May 12, 2026 // Tuesday of the Sixth Week of Easter // Optional Memorial of Saints Nereus and Achilleus, Martyrs; Optional Memorial of Saint Pancras, Martyr
Read the Word // Open your Bible to today’s Gospel: John 16:5-11
Reflect on the Word //
I remember the deep sorrow I felt in driving away from our Georgia home for the very last time. I remember the tearful goodbyes and the difficult conversations and the looming feeling that I’d forever miss dogwood trees in the springtime. My love for that sweet southern charm was hardwon, but by the time we left it for our home state of California, it had wiggled its way past my best defenses—bless my heart.
I learned a lot while I was in Georgia. I learned that friendships run a little deeper and the pace of life runs a little slower and that Catholic infertility doctors are hard to come by. You see, we were deep in the throes of infertility at the time, yet despite it all, I was enamoured by the warmth of life there. I couldn’t understand why we were being called out of it.
In today’s Gospel, Jesus tells His disciples that He must depart from them (see John 16:5). I can’t imagine what they must have thought. They had Jesus walking alongside them. They loved Him. They followed Him. They risked their very lives for Him. So, it is fair to reason that they probably couldn’t have thought of anything better than what they already had—Jesus, in the flesh. His departure must have felt like a loss.
But God knew. Because in John 16:7, Jesus tells them that if He did not go, the Advocate (the Holy Spirit) would not come to them. He knew that their perceived loss was actually for their gain. Because the only thing better than God standing next to you is God dwelling within you.

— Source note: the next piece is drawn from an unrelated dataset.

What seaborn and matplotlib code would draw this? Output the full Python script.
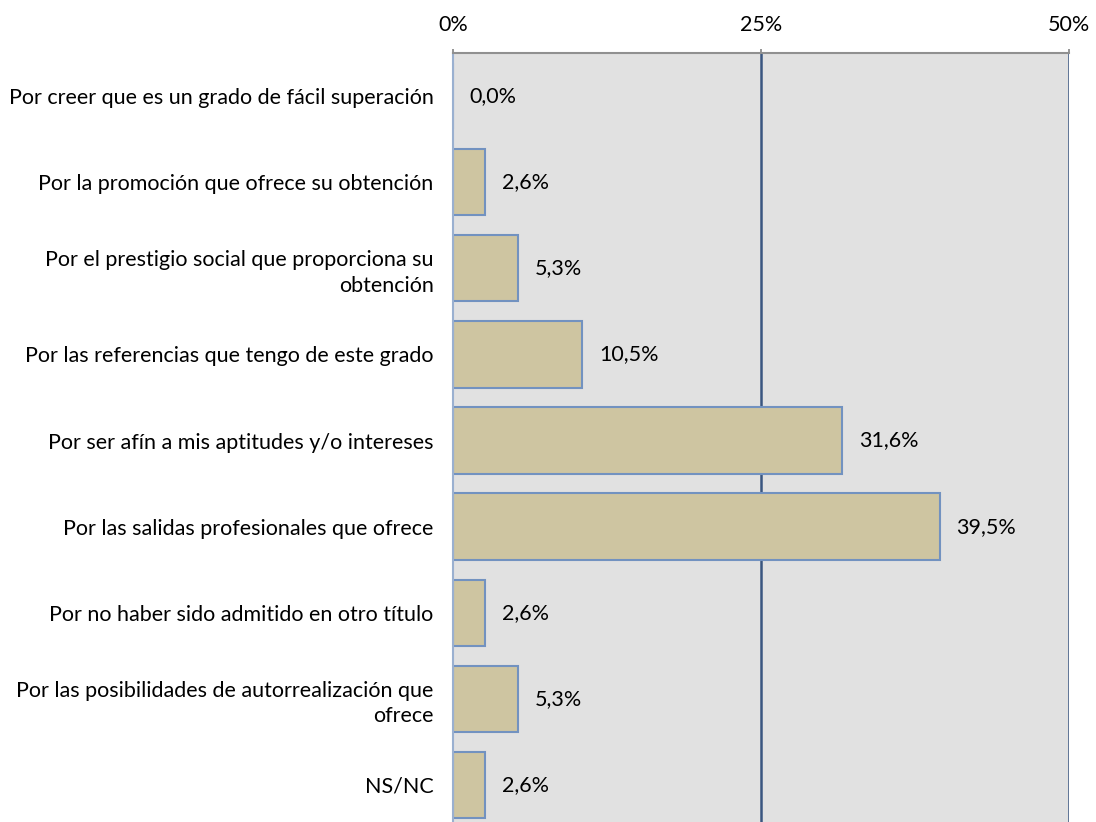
import matplotlib
matplotlib.use("Agg")
import matplotlib.pyplot as plt
import seaborn as sns
import pandas as pd
from matplotlib.ticker import FixedLocator

categories = [
    "Por creer que es un grado de fácil superación",
    "Por la promoción que ofrece su obtención",
    "Por el prestigio social que proporciona su\nobtención",
    "Por las referencias que tengo de este grado",
    "Por ser afín a mis aptitudes y/o intereses",
    "Por las salidas profesionales que ofrece",
    "Por no haber sido admitido en otro título",
    "Por las posibilidades de autorrealización que\nofrece",
    "NS/NC",
]
values = [0.0, 2.6, 5.3, 10.5, 31.6, 39.5, 2.6, 5.3, 2.6]
xticks = [0, 25, 50]
xtick_labels = ["0%", "25%", "50%"]

sns.set_theme(style="white")
plt.rcParams['font.family'] = ['Lato', 'DejaVu Sans']
FS = 15.5

df = pd.DataFrame({"cat": categories, "val": values})

fig = plt.figure(figsize=(10.96, 8.22), dpi=100)
ax = fig.add_axes([453/1096, 1 - 828/822, (1069-453)/1096, (828-53)/822])
ax.set_facecolor("#E1E1E1")

sns.barplot(data=df, y="cat", x="val", orient="h", color="#CEC5A1",
            edgecolor="#7292C0", linewidth=1.5, width=0.77, saturation=1, ax=ax)

ax.set_xlim(0, 50)
ax.set_ylim(len(categories) - 0.5, -0.5)
ax.xaxis.tick_top()
ax.set_xticks(xticks)
ax.set_xticklabels(xtick_labels, fontsize=FS, color="black")
ax.tick_params(axis="x", length=3, color="#888888", pad=10, direction="out")
for xv in xticks[1:]:
    ax.axvline(xv, color="#3A5680", linewidth=1.8, zorder=0.5)

ax.set_yticks(range(len(categories)))
ax.set_yticklabels(categories, fontsize=FS, ha="right", linespacing=1.35, color="black")
ax.tick_params(axis="y", length=0, pad=14)
ax.yaxis.set_minor_locator(FixedLocator([i + 0.5 for i in range(-1, len(categories))]))
ax.tick_params(axis="y", which="minor", length=5, color="#888888", width=1)
ax.set_xlabel("")
ax.set_ylabel("")

for s in ["right", "bottom"]:
    ax.spines[s].set_visible(False)
ax.spines["top"].set_color("#909090")
ax.spines["top"].set_linewidth(1.5)
ax.spines["left"].set_color("#9AB0D0")
ax.spines["left"].set_linewidth(1.5)

for i, v in enumerate(values):
    ax.annotate(f"{v:.1f}".replace(".", ",") + "%", xy=(v, i),
                xytext=(12 if v > 0 else 11.5, 0), textcoords="offset points",
                va="center", ha="left", fontsize=FS, color="black")

fig.savefig("out.png", dpi=100)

Like the disciples, I couldn’t have known that our move to California would have been for our benefit. I couldn’t have known that we’d meet at Catholic OBGYN and that one year later I’d be delivering a son after ten long years of waiting.
But God knew.
He always does. Trust Him, sister.
Relate to the Lord // When has a loss actually resulted in a gain for you? Reflect on that grace with gratitude today.